Por tales razones, en los años finales de su vida el amor fue el soporte esencial de su proyecto revolucionario para Cuba, las Antillas, nuestra América y el mundo. La guerra por la independencia de la patria no solo era necesaria porque el colonialismo español no permitía cualquier otra salida: sería además una guerra de amor. Aunque las acciones armadas condujeran a la muerte de los combatientes, aquellos enfrentamientos no serían efectuados con odio por el lado de los patriotas. Martí proclamó que la república se abriría a todos, incluidos los españoles residentes en la Isla, y buscaría la justicia por encima de todo, hasta quemar al arte, para él esa expresión suprema del alma humana, si fuere necesario. Por eso daría espacio a todos los cubanos y no exclusivamente a la parte privilegiada de ellos, sin rechazar siquiera a aquellos que no compartían el programa revolucionario: estos, si no admitían esas altas miras, se excluirían de la república martiana por ellos mismos.

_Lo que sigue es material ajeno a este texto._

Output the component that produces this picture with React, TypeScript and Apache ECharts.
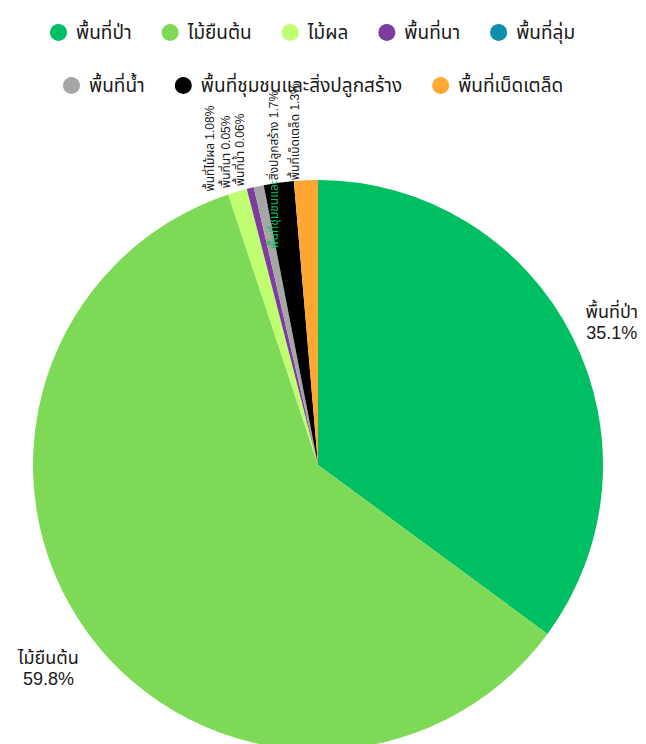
import React, { useEffect, useRef } from 'react';
import * as echarts from 'echarts';

const categories = [
  'พื้นที่ป่า',
  'ไม้ยืนต้น',
  'ไม้ผล',
  'พื้นที่นา',
  'พื้นที่ลุ่ม',
  'พื้นที่น้ำ',
  'พื้นที่ชุมชนและสิ่งปลูกสร้าง',
  'พื้นที่เบ็ดเตล็ด',
];
// slice sizes as drawn (percent share)
const shares = [35.1, 59.8, 1.08, 0.4, 0, 0.57, 1.7, 1.35];
// percentage texts as printed on the labels
const pctLabels = ['35.1%', '59.8%', '1.08%', '0.05%', '', '0.06%', '1.7%', '1.3%'];
const labelNames = [
  'พื้นที่ป่า',
  'ไม้ยืนต้น',
  'พื้นที่ไม้ผล',
  'พื้นที่นา',
  'พื้นที่ลุ่ม',
  'พื้นที่น้ำ',
  'พื้นที่ชุมชนและสิ่งปลูกสร้าง',
  'พื้นที่เบ็ดเตล็ด',
];
const colors = ['#00BF63', '#7ED957', '#C1FF72', '#7E3D9E', '#0E8FB0', '#A6A6A6', '#000000', '#FFA733'];
const legendRow1 = categories.slice(0, 5);
const legendRow2 = categories.slice(5);

const FONT = '"Liberation Sans", Arial, "Noto Sans Thai", Tahoma, sans-serif';

// screen nudges of labels (style only): [sx, sy]
const labelShiftX = [-3, 0, -22, -19, 0, -14, 0, -6];
const labelShiftY = [5, 11, 0, 0, 0, 0, 66, 0];

export default function App() {
  const ref = useRef<HTMLDivElement>(null);
  useEffect(() => {
    if (!ref.current) return;
    const chart = echarts.init(ref.current, undefined, { renderer: 'svg' });
    const data = categories.map((c, i) => {
      const big = shares[i] > 10;
      let label: any;
      if (shares[i] === 0) {
        label = { show: false };
      } else if (big) {
        label = {
          show: true,
          formatter: `${labelNames[i]}\n${pctLabels[i]}`,
          fontSize: 18,
          lineHeight: 21,
          color: '#1a1a1a',
          rotate: 0,
        };
      } else if (i === 6) {
        label = {
          show: true,
          formatter: `{g|พื้นที่ชุมชนและ}{n|สิ่งปลูกสร้าง ${pctLabels[i]}}`,
          rotate: 90,
          rich: {
            g: { color: '#00BF63', fontSize: 12, fontFamily: FONT },
            n: { color: '#1a1a1a', fontSize: 12, fontFamily: FONT },
          },
        };
      } else {
        label = {
          show: true,
          formatter: `${labelNames[i]} ${pctLabels[i]}`,
          fontSize: 12,
          color: '#1a1a1a',
          rotate: 90,
        };
      }
      return {
        name: c,
        value: shares[i],
        itemStyle: { color: colors[i] },
        label,
        labelLine: { show: false, length: big ? 42 : 0, length2: 0 },
      };
    });
    const legendBase = {
      icon: 'circle',
      itemWidth: 25,
      itemHeight: 17,
      itemGap: 30,
      padding: 5,
      textStyle: { fontSize: 19, color: '#1a1a1a', fontFamily: FONT },
    };
    chart.setOption({
      animation: false,
      textStyle: { fontFamily: FONT },
      legend: [
        { ...legendBase, data: legendRow1, top: 10, left: 37 },
        { ...legendBase, data: legendRow2, top: 63, left: 50 },
      ],
      series: [
        {
          type: 'pie',
          center: [310, 457],
          radius: 285,
          startAngle: 90,
          clockwise: true,
          avoidLabelOverlap: false,
          label: { show: true, position: 'outside', fontFamily: FONT },
          labelLine: { show: false },
          emphasis: { disabled: true },
          data,
          labelLayout: (p: any) => {
            const i = p.dataIndex;
            if (shares[i] > 10) return { align: 'center', dx: labelShiftX[i], dy: labelShiftY[i] };
            // rotated 90° labels: offsets are applied in the label's own frame
            return { align: 'left', dx: -labelShiftY[i], dy: labelShiftX[i] };
          },
        },
      ],
    });
    return () => chart.dispose();
  }, []);
  return <div ref={ref} style={{ width: 638, height: 736 }} />;
}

Luego, si la guerra, que implicaba muerte y destrucciones, era de amor, la república no podía ser de otro modo.

“El amor fue el soporte esencial de su proyecto revolucionario para Cuba, las Antillas, nuestra América y el mundo”.

De ese modo, ambos momentos de su vasto proyecto revolucionario se asentaban y se moverían en su consecución por y para el amor. Acertó a plenitud Fina García Marruz con su libro El amor como energía revolucionaria en José Martí, brillante y enjundioso examenal cual se ha de acudir siempre cuando se somete a estudio este tema.

Tengamos entonces al Maestro como elemento inexcusable en el afán por una patria y por un mundo mejores, de amor, sin odios. Persistamos en ello como él cuando escribió al patriota y luchador por los derechos de los trabajadores Enrique Messonier: “Nada me aturde ni desvía: fundaremos la casa de amor”. Que así sea.